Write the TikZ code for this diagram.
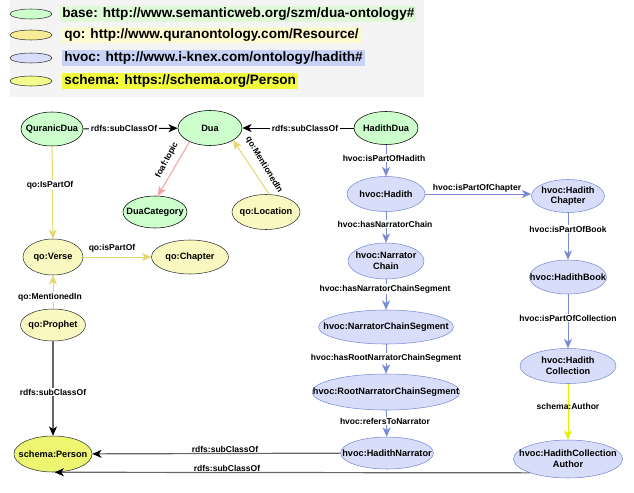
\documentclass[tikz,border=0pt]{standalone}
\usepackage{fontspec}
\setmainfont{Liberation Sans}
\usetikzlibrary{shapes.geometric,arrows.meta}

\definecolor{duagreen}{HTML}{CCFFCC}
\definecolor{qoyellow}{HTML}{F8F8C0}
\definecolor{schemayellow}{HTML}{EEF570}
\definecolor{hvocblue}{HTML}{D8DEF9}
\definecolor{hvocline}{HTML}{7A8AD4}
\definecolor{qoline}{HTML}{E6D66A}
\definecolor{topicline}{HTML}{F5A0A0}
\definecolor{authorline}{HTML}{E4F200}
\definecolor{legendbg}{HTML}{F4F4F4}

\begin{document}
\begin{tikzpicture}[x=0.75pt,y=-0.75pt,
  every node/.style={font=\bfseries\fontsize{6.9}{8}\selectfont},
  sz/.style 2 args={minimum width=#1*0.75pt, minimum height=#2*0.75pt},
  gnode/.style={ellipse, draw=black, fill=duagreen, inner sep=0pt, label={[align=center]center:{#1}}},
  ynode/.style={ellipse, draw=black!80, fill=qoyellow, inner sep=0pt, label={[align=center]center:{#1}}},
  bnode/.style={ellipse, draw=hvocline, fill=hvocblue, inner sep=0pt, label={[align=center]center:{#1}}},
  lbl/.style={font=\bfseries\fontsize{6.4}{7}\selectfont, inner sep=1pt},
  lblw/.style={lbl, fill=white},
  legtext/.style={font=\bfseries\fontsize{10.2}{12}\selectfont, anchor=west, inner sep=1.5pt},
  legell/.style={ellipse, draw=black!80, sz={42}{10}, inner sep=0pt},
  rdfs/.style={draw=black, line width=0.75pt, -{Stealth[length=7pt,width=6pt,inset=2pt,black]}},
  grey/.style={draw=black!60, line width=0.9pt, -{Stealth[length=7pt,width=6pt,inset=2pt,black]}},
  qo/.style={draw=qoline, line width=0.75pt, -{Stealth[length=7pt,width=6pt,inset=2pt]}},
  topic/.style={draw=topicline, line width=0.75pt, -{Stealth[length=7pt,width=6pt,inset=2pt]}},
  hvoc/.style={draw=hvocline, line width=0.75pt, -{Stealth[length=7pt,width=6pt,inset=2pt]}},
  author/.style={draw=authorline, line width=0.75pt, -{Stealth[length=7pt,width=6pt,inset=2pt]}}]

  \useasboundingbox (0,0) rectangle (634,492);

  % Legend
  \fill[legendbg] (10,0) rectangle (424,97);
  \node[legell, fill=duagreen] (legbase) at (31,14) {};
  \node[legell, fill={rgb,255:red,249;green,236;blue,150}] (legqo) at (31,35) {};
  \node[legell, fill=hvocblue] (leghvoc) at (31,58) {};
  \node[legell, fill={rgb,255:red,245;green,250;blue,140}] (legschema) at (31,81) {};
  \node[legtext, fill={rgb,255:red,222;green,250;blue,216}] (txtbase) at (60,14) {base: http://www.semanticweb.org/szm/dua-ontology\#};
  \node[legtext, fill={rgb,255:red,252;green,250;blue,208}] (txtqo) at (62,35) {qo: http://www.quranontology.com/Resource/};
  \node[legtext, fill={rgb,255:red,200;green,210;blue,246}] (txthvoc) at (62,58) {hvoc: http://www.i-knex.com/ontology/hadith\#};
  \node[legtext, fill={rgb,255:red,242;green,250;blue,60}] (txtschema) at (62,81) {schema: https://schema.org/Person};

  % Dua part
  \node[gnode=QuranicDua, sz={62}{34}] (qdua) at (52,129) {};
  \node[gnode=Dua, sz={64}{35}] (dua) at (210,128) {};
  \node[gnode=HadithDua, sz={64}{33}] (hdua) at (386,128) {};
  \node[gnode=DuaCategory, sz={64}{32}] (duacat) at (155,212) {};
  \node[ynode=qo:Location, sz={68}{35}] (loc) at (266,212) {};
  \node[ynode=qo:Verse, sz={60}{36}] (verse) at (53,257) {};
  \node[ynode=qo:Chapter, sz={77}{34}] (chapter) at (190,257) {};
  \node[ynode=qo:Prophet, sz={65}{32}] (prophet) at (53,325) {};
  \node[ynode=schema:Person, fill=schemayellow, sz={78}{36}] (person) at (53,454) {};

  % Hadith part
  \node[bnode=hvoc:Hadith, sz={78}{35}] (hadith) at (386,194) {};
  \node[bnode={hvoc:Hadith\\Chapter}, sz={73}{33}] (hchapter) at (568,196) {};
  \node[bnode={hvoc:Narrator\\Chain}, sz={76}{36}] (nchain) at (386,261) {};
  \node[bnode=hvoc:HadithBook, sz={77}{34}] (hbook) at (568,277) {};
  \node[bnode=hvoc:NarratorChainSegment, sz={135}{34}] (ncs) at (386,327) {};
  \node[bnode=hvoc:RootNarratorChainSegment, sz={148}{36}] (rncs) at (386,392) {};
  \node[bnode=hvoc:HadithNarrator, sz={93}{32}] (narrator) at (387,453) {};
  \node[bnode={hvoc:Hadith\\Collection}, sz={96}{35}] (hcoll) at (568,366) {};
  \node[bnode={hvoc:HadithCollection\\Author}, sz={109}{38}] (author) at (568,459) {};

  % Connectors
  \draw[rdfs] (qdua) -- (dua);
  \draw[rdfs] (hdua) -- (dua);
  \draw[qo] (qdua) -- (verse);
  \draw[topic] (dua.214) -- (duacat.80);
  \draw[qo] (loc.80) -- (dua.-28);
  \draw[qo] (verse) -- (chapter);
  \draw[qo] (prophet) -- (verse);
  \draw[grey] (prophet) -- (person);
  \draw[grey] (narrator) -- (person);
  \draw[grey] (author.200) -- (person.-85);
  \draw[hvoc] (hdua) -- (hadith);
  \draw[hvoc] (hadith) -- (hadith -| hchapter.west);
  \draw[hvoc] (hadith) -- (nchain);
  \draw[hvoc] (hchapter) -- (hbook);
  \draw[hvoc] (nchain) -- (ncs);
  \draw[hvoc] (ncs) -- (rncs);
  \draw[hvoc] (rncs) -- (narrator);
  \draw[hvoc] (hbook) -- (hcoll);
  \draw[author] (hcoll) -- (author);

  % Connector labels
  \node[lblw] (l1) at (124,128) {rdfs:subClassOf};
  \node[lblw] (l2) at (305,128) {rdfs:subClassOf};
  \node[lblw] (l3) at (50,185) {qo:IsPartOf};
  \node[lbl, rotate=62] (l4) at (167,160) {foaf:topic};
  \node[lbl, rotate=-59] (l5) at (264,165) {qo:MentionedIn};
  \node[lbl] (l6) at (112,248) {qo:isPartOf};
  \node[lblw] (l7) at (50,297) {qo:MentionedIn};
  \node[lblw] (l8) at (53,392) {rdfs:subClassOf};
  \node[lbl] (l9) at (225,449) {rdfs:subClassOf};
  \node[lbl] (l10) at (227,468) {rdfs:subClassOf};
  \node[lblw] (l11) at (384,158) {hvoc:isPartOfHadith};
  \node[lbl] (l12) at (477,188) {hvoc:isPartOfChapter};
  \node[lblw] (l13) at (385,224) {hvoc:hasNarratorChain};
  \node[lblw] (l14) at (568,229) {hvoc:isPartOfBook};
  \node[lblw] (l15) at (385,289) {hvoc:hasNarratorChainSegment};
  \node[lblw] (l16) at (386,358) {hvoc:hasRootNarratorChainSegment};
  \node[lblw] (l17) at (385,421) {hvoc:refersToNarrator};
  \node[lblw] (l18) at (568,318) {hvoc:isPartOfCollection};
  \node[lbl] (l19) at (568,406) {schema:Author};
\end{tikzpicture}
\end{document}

----

Send back the data above word for word, with the pictures left out.

Write the TikZ code for this diagram.
\documentclass[tikz,border=0pt]{standalone}
\usepackage{fontspec}
\setmainfont{Liberation Sans}
\usetikzlibrary{shapes.geometric,arrows.meta}

\definecolor{duagreen}{HTML}{CCFFCC}
\definecolor{qoyellow}{HTML}{F8F8C0}
\definecolor{schemayellow}{HTML}{EEF570}
\definecolor{hvocblue}{HTML}{D8DEF9}
\definecolor{hvocline}{HTML}{7A8AD4}
\definecolor{qoline}{HTML}{E6D66A}
\definecolor{topicline}{HTML}{F5A0A0}
\definecolor{authorline}{HTML}{E4F200}
\definecolor{legendbg}{HTML}{F4F4F4}

\begin{document}
\begin{tikzpicture}[x=0.75pt,y=-0.75pt,
  every node/.style={font=\bfseries\fontsize{6.9}{8}\selectfont},
  sz/.style 2 args={minimum width=#1*0.75pt, minimum height=#2*0.75pt},
  gnode/.style={ellipse, draw=black, fill=duagreen, inner sep=0pt, label={[align=center]center:{#1}}},
  ynode/.style={ellipse, draw=black!80, fill=qoyellow, inner sep=0pt, label={[align=center]center:{#1}}},
  bnode/.style={ellipse, draw=hvocline, fill=hvocblue, inner sep=0pt, label={[align=center]center:{#1}}},
  lbl/.style={font=\bfseries\fontsize{6.4}{7}\selectfont, inner sep=1pt},
  lblw/.style={lbl, fill=white},
  legtext/.style={font=\bfseries\fontsize{10.2}{12}\selectfont, anchor=west, inner sep=1.5pt},
  legell/.style={ellipse, draw=black!80, sz={42}{10}, inner sep=0pt},
  rdfs/.style={draw=black, line width=0.75pt, -{Stealth[length=7pt,width=6pt,inset=2pt,black]}},
  grey/.style={draw=black!60, line width=0.9pt, -{Stealth[length=7pt,width=6pt,inset=2pt,black]}},
  qo/.style={draw=qoline, line width=0.75pt, -{Stealth[length=7pt,width=6pt,inset=2pt]}},
  topic/.style={draw=topicline, line width=0.75pt, -{Stealth[length=7pt,width=6pt,inset=2pt]}},
  hvoc/.style={draw=hvocline, line width=0.75pt, -{Stealth[length=7pt,width=6pt,inset=2pt]}},
  author/.style={draw=authorline, line width=0.75pt, -{Stealth[length=7pt,width=6pt,inset=2pt]}}]

  \useasboundingbox (0,0) rectangle (634,492);

  % Legend
  \fill[legendbg] (10,0) rectangle (424,97);
  \node[legell, fill=duagreen] (legbase) at (31,14) {};
  \node[legell, fill={rgb,255:red,249;green,236;blue,150}] (legqo) at (31,35) {};
  \node[legell, fill=hvocblue] (leghvoc) at (31,58) {};
  \node[legell, fill={rgb,255:red,245;green,250;blue,140}] (legschema) at (31,81) {};
  \node[legtext, fill={rgb,255:red,222;green,250;blue,216}] (txtbase) at (60,14) {base: http://www.semanticweb.org/szm/dua-ontology\#};
  \node[legtext, fill={rgb,255:red,252;green,250;blue,208}] (txtqo) at (62,35) {qo: http://www.quranontology.com/Resource/};
  \node[legtext, fill={rgb,255:red,200;green,210;blue,246}] (txthvoc) at (62,58) {hvoc: http://www.i-knex.com/ontology/hadith\#};
  \node[legtext, fill={rgb,255:red,242;green,250;blue,60}] (txtschema) at (62,81) {schema: https://schema.org/Person};

  % Dua part
  \node[gnode=QuranicDua, sz={62}{34}] (qdua) at (52,129) {};
  \node[gnode=Dua, sz={64}{35}] (dua) at (210,128) {};
  \node[gnode=HadithDua, sz={64}{33}] (hdua) at (386,128) {};
  \node[gnode=DuaCategory, sz={64}{32}] (duacat) at (155,212) {};
  \node[ynode=qo:Location, sz={68}{35}] (loc) at (266,212) {};
  \node[ynode=qo:Verse, sz={60}{36}] (verse) at (53,257) {};
  \node[ynode=qo:Chapter, sz={77}{34}] (chapter) at (190,257) {};
  \node[ynode=qo:Prophet, sz={65}{32}] (prophet) at (53,325) {};
  \node[ynode=schema:Person, fill=schemayellow, sz={78}{36}] (person) at (53,454) {};

  % Hadith part
  \node[bnode=hvoc:Hadith, sz={78}{35}] (hadith) at (386,194) {};
  \node[bnode={hvoc:Hadith\\Chapter}, sz={73}{33}] (hchapter) at (568,196) {};
  \node[bnode={hvoc:Narrator\\Chain}, sz={76}{36}] (nchain) at (386,261) {};
  \node[bnode=hvoc:HadithBook, sz={77}{34}] (hbook) at (568,277) {};
  \node[bnode=hvoc:NarratorChainSegment, sz={135}{34}] (ncs) at (386,327) {};
  \node[bnode=hvoc:RootNarratorChainSegment, sz={148}{36}] (rncs) at (386,392) {};
  \node[bnode=hvoc:HadithNarrator, sz={93}{32}] (narrator) at (387,453) {};
  \node[bnode={hvoc:Hadith\\Collection}, sz={96}{35}] (hcoll) at (568,366) {};
  \node[bnode={hvoc:HadithCollection\\Author}, sz={109}{38}] (author) at (568,459) {};

  % Connectors
  \draw[rdfs] (qdua) -- (dua);
  \draw[rdfs] (hdua) -- (dua);
  \draw[qo] (qdua) -- (verse);
  \draw[topic] (dua.214) -- (duacat.80);
  \draw[qo] (loc.80) -- (dua.-28);
  \draw[qo] (verse) -- (chapter);
  \draw[qo] (prophet) -- (verse);
  \draw[grey] (prophet) -- (person);
  \draw[grey] (narrator) -- (person);
  \draw[grey] (author.200) -- (person.-85);
  \draw[hvoc] (hdua) -- (hadith);
  \draw[hvoc] (hadith) -- (hadith -| hchapter.west);
  \draw[hvoc] (hadith) -- (nchain);
  \draw[hvoc] (hchapter) -- (hbook);
  \draw[hvoc] (nchain) -- (ncs);
  \draw[hvoc] (ncs) -- (rncs);
  \draw[hvoc] (rncs) -- (narrator);
  \draw[hvoc] (hbook) -- (hcoll);
  \draw[author] (hcoll) -- (author);

  % Connector labels
  \node[lblw] (l1) at (124,128) {rdfs:subClassOf};
  \node[lblw] (l2) at (305,128) {rdfs:subClassOf};
  \node[lblw] (l3) at (50,185) {qo:IsPartOf};
  \node[lbl, rotate=62] (l4) at (167,160) {foaf:topic};
  \node[lbl, rotate=-59] (l5) at (264,165) {qo:MentionedIn};
  \node[lbl] (l6) at (112,248) {qo:isPartOf};
  \node[lblw] (l7) at (50,297) {qo:MentionedIn};
  \node[lblw] (l8) at (53,392) {rdfs:subClassOf};
  \node[lbl] (l9) at (225,449) {rdfs:subClassOf};
  \node[lbl] (l10) at (227,468) {rdfs:subClassOf};
  \node[lblw] (l11) at (384,158) {hvoc:isPartOfHadith};
  \node[lbl] (l12) at (477,188) {hvoc:isPartOfChapter};
  \node[lblw] (l13) at (385,224) {hvoc:hasNarratorChain};
  \node[lblw] (l14) at (568,229) {hvoc:isPartOfBook};
  \node[lblw] (l15) at (385,289) {hvoc:hasNarratorChainSegment};
  \node[lblw] (l16) at (386,358) {hvoc:hasRootNarratorChainSegment};
  \node[lblw] (l17) at (385,421) {hvoc:refersToNarrator};
  \node[lblw] (l18) at (568,318) {hvoc:isPartOfCollection};
  \node[lbl] (l19) at (568,406) {schema:Author};
\end{tikzpicture}
\end{document}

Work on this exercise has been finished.